## Exercise directions:
Repeat, exactly and only, the lines from the beginning of the data through the line with "plt.rcParams['font.family'] = ['Liberation". Pictures are left out.

## Data for this task:
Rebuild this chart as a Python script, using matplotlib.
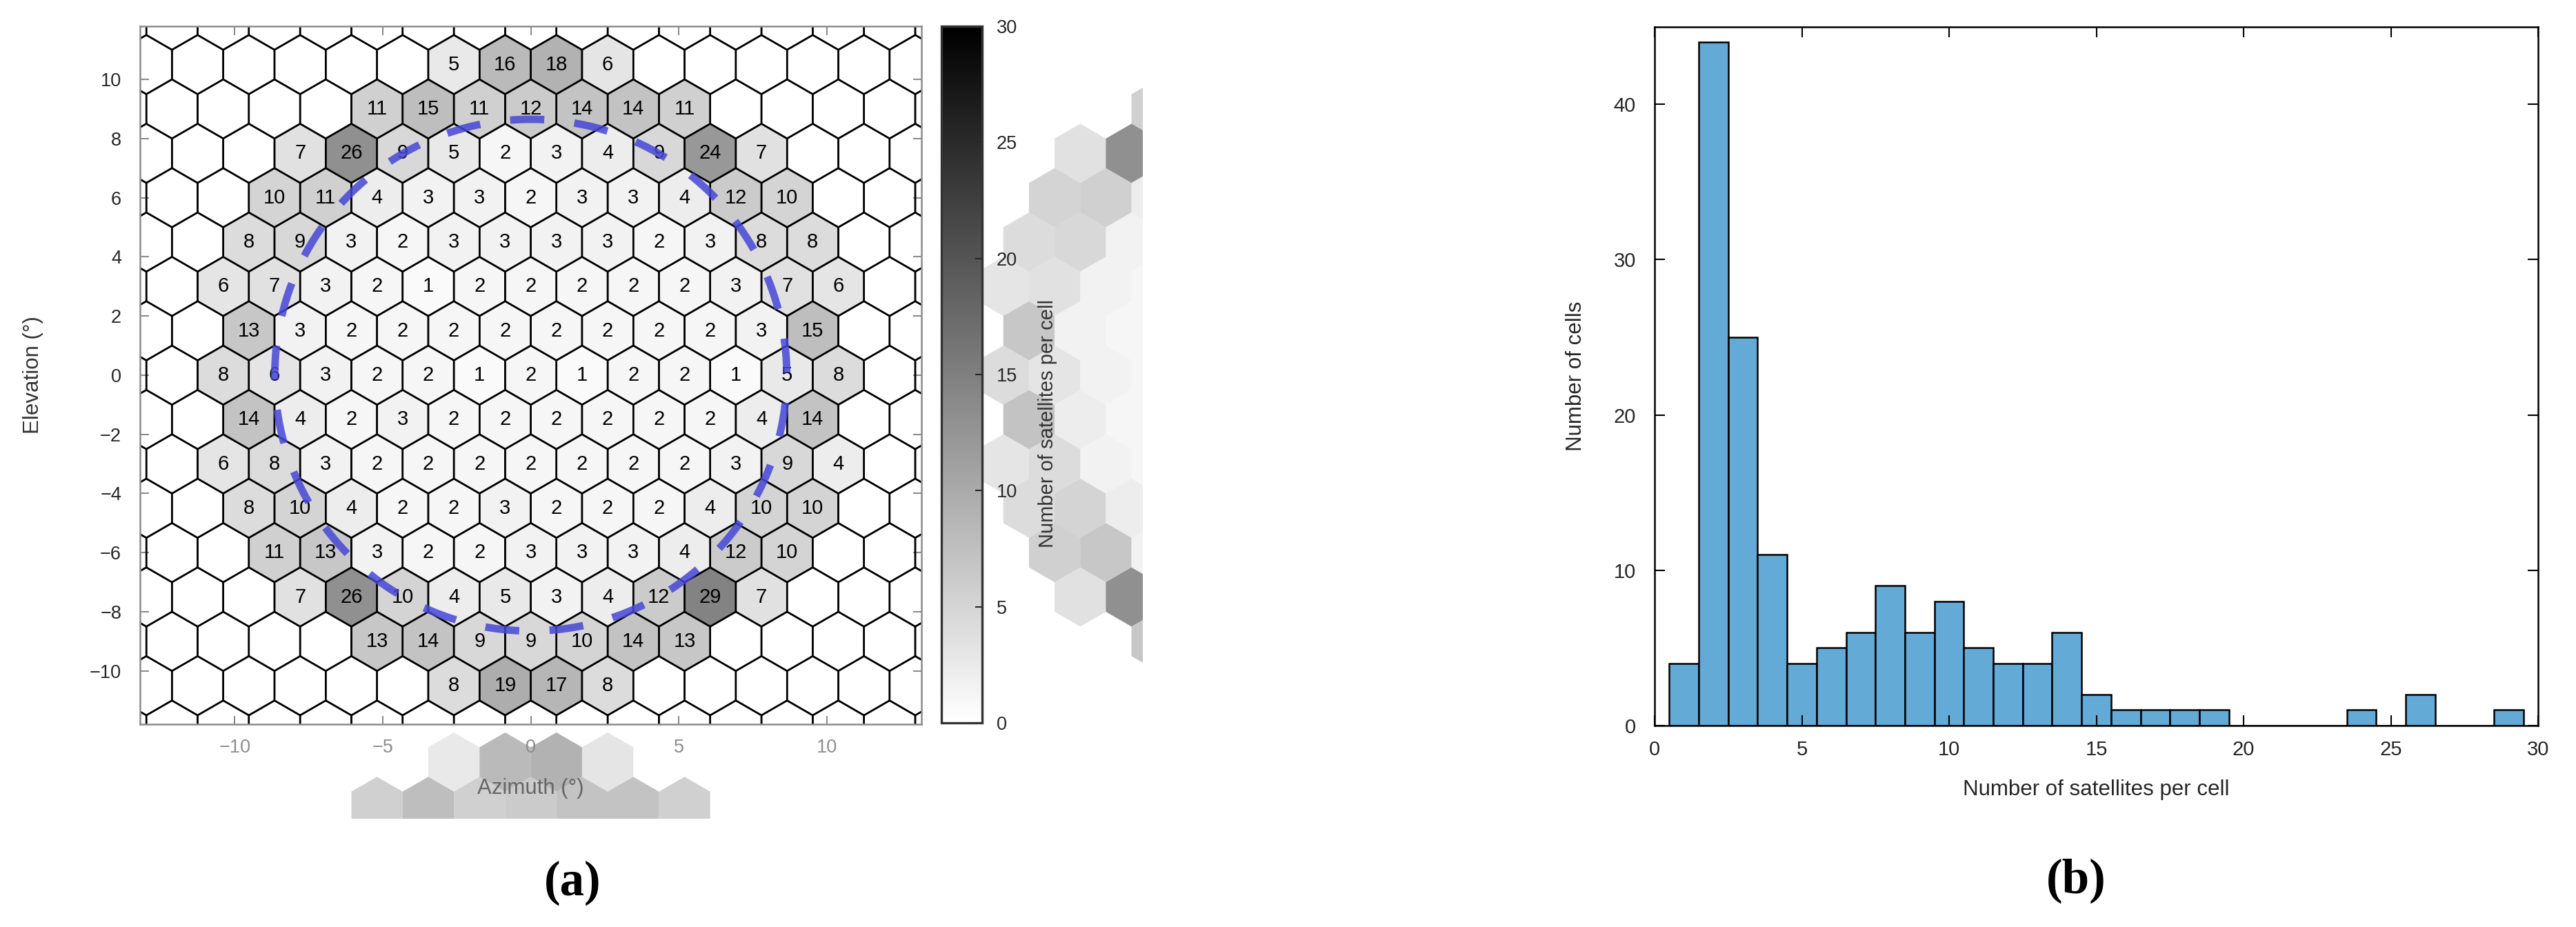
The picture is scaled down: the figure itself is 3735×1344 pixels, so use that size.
"""hexagonal sky map of satellites per cell and histogram of the counts"""
import numpy as np
import matplotlib
matplotlib.use("Agg")
import matplotlib.pyplot as plt
from matplotlib.collections import PolyCollection
from matplotlib.colors import Normalize
from matplotlib.cm import ScalarMappable
from matplotlib.transforms import Bbox, TransformedBbox

plt.rcParams['font.family'] = ['Liberation Sans', 'DejaVu Sans']

# elevation of each row of hexagons (deg), top row first
row_elev = [10.5, 9.0, 7.5, 6.0, 4.5, 3.0, 1.5, 0.0, -1.5, -3.0, -4.5, -6.0, -7.5, -9.0, -10.5]
# satellites per cell, west to east; every row is centred on azimuth 0
row_counts = [
    [5, 16, 18, 6],
    [11, 15, 11, 12, 14, 14, 11],
    [7, 26, 9, 5, 2, 3, 4, 9, 24, 7],
    [10, 11, 4, 3, 3, 2, 3, 3, 4, 12, 10],
    [8, 9, 3, 2, 3, 3, 3, 3, 2, 3, 8, 8],
    [6, 7, 3, 2, 1, 2, 2, 2, 2, 2, 3, 7, 6],
    [13, 3, 2, 2, 2, 2, 2, 2, 2, 2, 3, 15],
    [8, 6, 3, 2, 2, 1, 2, 1, 2, 2, 1, 5, 8],
    [14, 4, 2, 3, 2, 2, 2, 2, 2, 2, 4, 14],
    [6, 8, 3, 2, 2, 2, 2, 2, 2, 2, 3, 9, 4],
    [8, 10, 4, 2, 2, 3, 2, 2, 2, 4, 10, 10],
    [11, 13, 3, 2, 2, 3, 3, 3, 4, 12, 10],
    [7, 26, 10, 4, 5, 3, 4, 12, 29, 7],
    [13, 14, 9, 9, 10, 14, 13],
    [8, 19, 17, 8],
]
HEX_R = 1.0        # hexagon circumradius (deg)
FOV_R = 8.65       # dashed field-of-view circle (deg)
N_DASH = 25

# histogram (b): number of cells per count, bins of width 1 centred on 1..29
hist_centres = list(range(1, 30))
hist_cells = [4, 44, 25, 11, 4, 5, 6, 9, 6, 8, 5, 4, 4, 6, 2,
              1, 1, 1, 1, 0, 0, 0, 0, 1, 0, 2, 0, 0, 1]

ang = np.deg2rad(np.arange(90, 450, 60))
hex_dx = HEX_R * np.cos(ang)
hex_dy = HEX_R * np.sin(ang)
W = np.sqrt(3) * HEX_R


def hexagon(x, y):
  return np.column_stack([x + hex_dx, y + hex_dy])


cx, cy, cv = [], [], []
for y, vals in zip(row_elev, row_counts):
  xs = (np.arange(len(vals)) - (len(vals) - 1) / 2) * W
  for x, v in zip(xs, vals):
    cx.append(x)
    cy.append(y)
    cv.append(v)
cv = np.array(cv)

grid = []
for k in range(-9, 10):
  off = 0.5 if k % 2 else 0.0
  for n in range(-10, 10):
    grid.append(hexagon((n + off) * W, 1.5 * k * HEX_R))

norm = Normalize(0, 30)
fig = plt.figure(figsize=(12.45, 4.48), dpi=300)

# ---- (a) hex map
ax = fig.add_axes([0.0544, 0.2188, 0.3033, 0.7530])
cells = PolyCollection([hexagon(x, y) for x, y in zip(cx, cy)], array=cv,
                       cmap='gray_r', norm=norm, alpha=0.5,
                       edgecolors='none', zorder=1)
ax.add_collection(cells)
ax.add_collection(PolyCollection(grid, facecolors='none', edgecolors='black',
                                 linewidths=0.6, zorder=2))
for x, y, v in zip(cx, cy, cv):
  ax.text(x, y, str(v), ha='center', va='center', fontsize=7,
          color='black', zorder=3)

# dashed circle
theta0 = np.deg2rad(90.8)
half = np.pi / N_DASH * 0.53
for i in range(N_DASH):
  c = theta0 + 2 * np.pi * i / N_DASH
  t = np.linspace(c - half, c + half, 12)
  ax.plot(FOV_R * np.cos(t), FOV_R * np.sin(t), color='#4646d6', lw=2.6,
          alpha=0.85, solid_capstyle='butt', zorder=4)

ax.set_xlim(-13.2, 13.2)
ax.set_ylim(-11.8, 11.8)
ax.set_xticks([-10, -5, 0, 5, 10])
ax.set_yticks(range(-10, 11, 2))
ax.tick_params(direction='in', top=True, right=True, length=3, width=0.5,
               color='#8c8c8c', labelsize=6.5)
ax.tick_params(axis='x', labelcolor='#8c8c8c', pad=5)
ax.tick_params(axis='y', labelcolor='#262626', pad=6.5)
for s in ax.spines.values():
  s.set_color('#8c8c8c')
  s.set_linewidth(0.6)
ax.set_xlabel('Azimuth (°)', fontsize=7.5, color='#666666')
ax.xaxis.set_label_coords(0.5, -0.077)
ax.set_ylabel('Elevation (°)', fontsize=7.5, color='#333333')
ax.yaxis.set_label_coords(-0.124, 0.5)

# faint copies of the map left over in the exported figure
for dx, dy, box in [(26.36, 0.0, (0.3813, 0.2835, 0.4436, 0.9055)),
                    (0.0, -23.58, (0.10, 0.1168, 0.30, 0.2150))]:
  g = PolyCollection([hexagon(x + dx, y + dy) for x, y in zip(cx, cy)],
                     array=cv, cmap='gray_r', norm=norm, alpha=0.5,
                     edgecolors='none', zorder=0.8)
  ax.add_collection(g, autolim=False)
  g.set_clip_box(TransformedBbox(Bbox.from_extents(*box), fig.transFigure))

# colorbar
cax = fig.add_axes([0.3655, 0.2202, 0.0158, 0.7515])
cb = fig.colorbar(ScalarMappable(norm=norm, cmap='gray_r'), cax=cax,
                  ticks=range(0, 31, 5))
cb.outline.set_edgecolor('#333333')
cb.outline.set_linewidth(0.8)
cax.tick_params(direction='in', length=2.5, width=0.5, labelsize=6.5, pad=5,
                colors='#262626')
cb.set_label('Number of satellites per cell', fontsize=7, color='#333333')
cax.yaxis.set_label_coords(2.37, 0.43)

# ---- (b) histogram
hx = fig.add_axes([0.6423, 0.2173, 0.343, 0.754])
hx.bar(hist_centres, hist_cells, width=1.0, color='#64aad7',
       edgecolor='black', linewidth=0.6)
hx.set_xlim(0, 30)
hx.set_ylim(0, 45)
hx.set_xticks(range(0, 31, 5))
hx.set_yticks(range(0, 41, 10))
hx.tick_params(direction='in', top=True, right=True, length=3.5, width=0.5,
               labelsize=7, labelcolor='#262626')
hx.tick_params(axis='x', pad=5)
hx.tick_params(axis='y', pad=6.5)
for s in hx.spines.values():
  s.set_linewidth(0.6)
hx.set_xlabel('Number of satellites per cell', fontsize=7.5, color='#262626')
hx.xaxis.set_label_coords(0.5, -0.077)
hx.set_ylabel('Number of cells', fontsize=7.5, color='#262626')
hx.yaxis.set_label_coords(-0.077, 0.5)

fig.text(0.2222, 0.0476, '(a)', ha='center', va='center', fontsize=17,
         fontweight='bold', family='Liberation Serif')
fig.text(0.806, 0.05, '(b)', ha='center', va='center', fontsize=17,
         fontweight='bold', family='Liberation Serif')

fig.savefig('out.png', dpi=300)
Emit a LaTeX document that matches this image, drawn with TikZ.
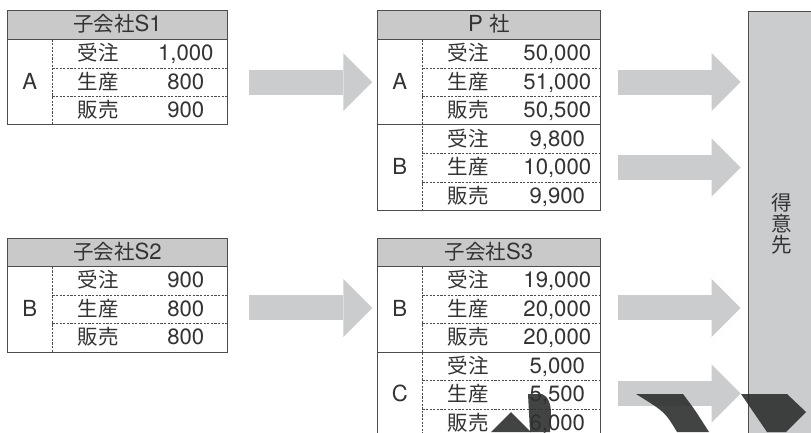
\documentclass[tikz,border=0pt]{standalone}
\usepackage{fontspec}
\setmainfont[Scale=1.08]{TeX Gyre Heros}
\newfontfamily\jp{Noto Sans CJK JP}
\usepackage{xcolor}
\usepackage{tikz}
\usetikzlibrary{matrix,positioning,arrows.meta}

\definecolor{txt}{HTML}{333333}
\definecolor{rule}{HTML}{4D4D4D}
\definecolor{headgray}{HTML}{C9C9CA}
\definecolor{arrowgray}{HTML}{CBCCCD}
\definecolor{ink}{HTML}{2E2F2F}

\tikzset{
	tab/.style={matrix of nodes, nodes in empty cells, anchor=north west,
		inner sep=0pt, outer sep=0pt, row sep=0pt, column sep=0pt,
		nodes={inner sep=0pt, outer sep=0pt, minimum height=28.5pt,
			text height=17pt, text depth=3pt, text=txt},
		column 1/.style={nodes={minimum width=45pt}},
		column 2/.style={nodes={minimum width=92pt, font=\jp}},
		column 3/.style={nodes={minimum width=83pt}}},
	widetab/.style={tab, column 3/.style={nodes={minimum width=86pt}}},
	head/.style={draw=rule, fill=headgray, line width=0.8pt, minimum width=220pt,
		minimum height=28.8pt, inner sep=0pt, outer sep=0pt,
		text height=17pt, text depth=3pt, text=txt},
	widehead/.style={head, minimum width=223pt},
	tabframe/.style={draw=rule, line width=0.8pt},
	dotline/.style={draw=rule, line width=0.6pt, dash pattern=on 2.2pt off 1.4pt},
	bigarrow/.style={draw=arrowgray, line width=25pt,
		-{Triangle[length=29pt,width=58pt,line width=0pt]}},
	custbox/.style={draw=rule, fill=arrowgray, line width=0.8pt, font=\jp,
		align=center, text=txt, minimum width=68pt, minimum height=426pt},
	blot/.style={fill=ink, fill opacity=0.9}
}

\begin{document}
\fontsize{20.5}{21}\selectfont
\begin{tikzpicture}[x=1pt,y=-1pt]
	\useasboundingbox (0,0) rectangle (811,432);
	\clip (0,0) rectangle (811,432);

	% subsidiaries and parent
	\matrix (s1) [tab] at (7.3,39.3) {
		 & 受注 & 1,000 \\
		A & 生産 & 800 \\
		 & 販売 & 900 \\
	};
	\node[head, above=0pt of s1] (s1h) {{\jp 子会社}S1};

	\matrix (s2) [tab] at (7.3,266.7) {
		 & 受注 & 900 \\
		B & 生産 & 800 \\
		 & 販売 & 800 \\
	};
	\node[head, above=0pt of s2] (s2h) {{\jp 子会社}S2};

	\matrix (p) [widetab] at (377.3,39.3) {
		 & 受注 & 50,000 \\
		A & 生産 & 51,000 \\
		 & 販売 & 50,500 \\
		 & 受注 & 9,800 \\
		B & 生産 & 10,000 \\
		 & 販売 & 9,900 \\
	};
	\node[widehead, above=0pt of p] (ph) {P {\jp 社}};

	\matrix (s3) [widetab] at (377.3,266.7) {
		 & 受注 & 19,000 \\
		B & 生産 & 20,000 \\
		 & 販売 & 20,000 \\
		 & 受注 & 5,000 \\
		C & 生産 & 5,500 \\
		 & 販売 & 6,000 \\
	};
	\node[widehead, above=0pt of s3] (s3h) {{\jp 子会社}S3};

	% rules
	\foreach \t/\n in {s1/3,s2/3,p/6,s3/6} {
		\draw[tabframe] (\t h.north west) rectangle (\t.south east);
		\draw[dotline] (\t-1-1.north east) -- (\t-\n-1.south east);
	}
	\foreach \t in {s1,s2} \foreach \r in {1,2}
		\draw[dotline] (\t-\r-2.south west) -- (\t-\r-3.south east);
	\foreach \t in {p,s3} {
		\foreach \r in {1,2,4,5}
			\draw[dotline] (\t-\r-2.south west) -- (\t-\r-3.south east);
		\draw[tabframe] (\t-3-1.south west) -- (\t-3-3.south east);
	}

	% customer
	\node[custbox] (cust) at (782,224) {得\\意\\先};
	\coordinate (in1) at (p-2-3.east -| cust.west);
	\coordinate (in2) at (p-5-3.east -| cust.west);
	\coordinate (in3) at (s3-2-3.east -| cust.west);
	\coordinate (in4) at (s3-5-3.east -| cust.west);

	% flows
	\draw[bigarrow] ([xshift=22pt]s1-2-3.east) -- ([xshift=-5pt]p-2-1.west);
	\draw[bigarrow] ([xshift=22pt,yshift=1.5pt]s2-2-3.east) -- ([xshift=-5pt,yshift=1.5pt]s3-2-1.west);
	\draw[bigarrow] ([xshift=18pt]p-2-3.east) -- ([xshift=-7pt]in1);
	\draw[bigarrow] ([xshift=18pt]p-5-3.east) -- ([xshift=-7pt]in2);
	\draw[bigarrow] ([xshift=18pt,yshift=1.5pt]s3-2-3.east) -- ([xshift=-7pt,yshift=1.5pt]in3);
	\draw[bigarrow] ([xshift=18pt,yshift=1.5pt]s3-5-3.east) -- ([xshift=-7pt,yshift=1.5pt]in4);

	% dark shapes along the lower edge
	\fill[blot] (491,432) -- (511,412) -- (531,432) -- cycle;
	\fill[blot] (528,394) -- (542,394) .. controls (548,396) and (551,404) .. (551,414) -- (550,432) -- (530,432) -- cycle;
	\fill[blot] (636,394) -- (683,394) .. controls (695,410) .. (709,432) -- (677,432) .. controls (665,412) .. (636,394) -- cycle;
	\fill[blot] (741,394) -- (787,394) -- (806,412) -- (786,432) -- (767,432) -- cycle;
\end{tikzpicture}
\end{document}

## Worked solution:
Rebuild this chart as a Python script, using matplotlib.
The picture is scaled down: the figure itself is 3735×1344 pixels, so use that size.
"""hexagonal sky map of satellites per cell and histogram of the counts"""
import numpy as np
import matplotlib
matplotlib.use("Agg")
import matplotlib.pyplot as plt
from matplotlib.collections import PolyCollection
from matplotlib.colors import Normalize
from matplotlib.cm import ScalarMappable
from matplotlib.transforms import Bbox, TransformedBbox

plt.rcParams['font.family'] = ['Liberation Sans', 'DejaVu Sans']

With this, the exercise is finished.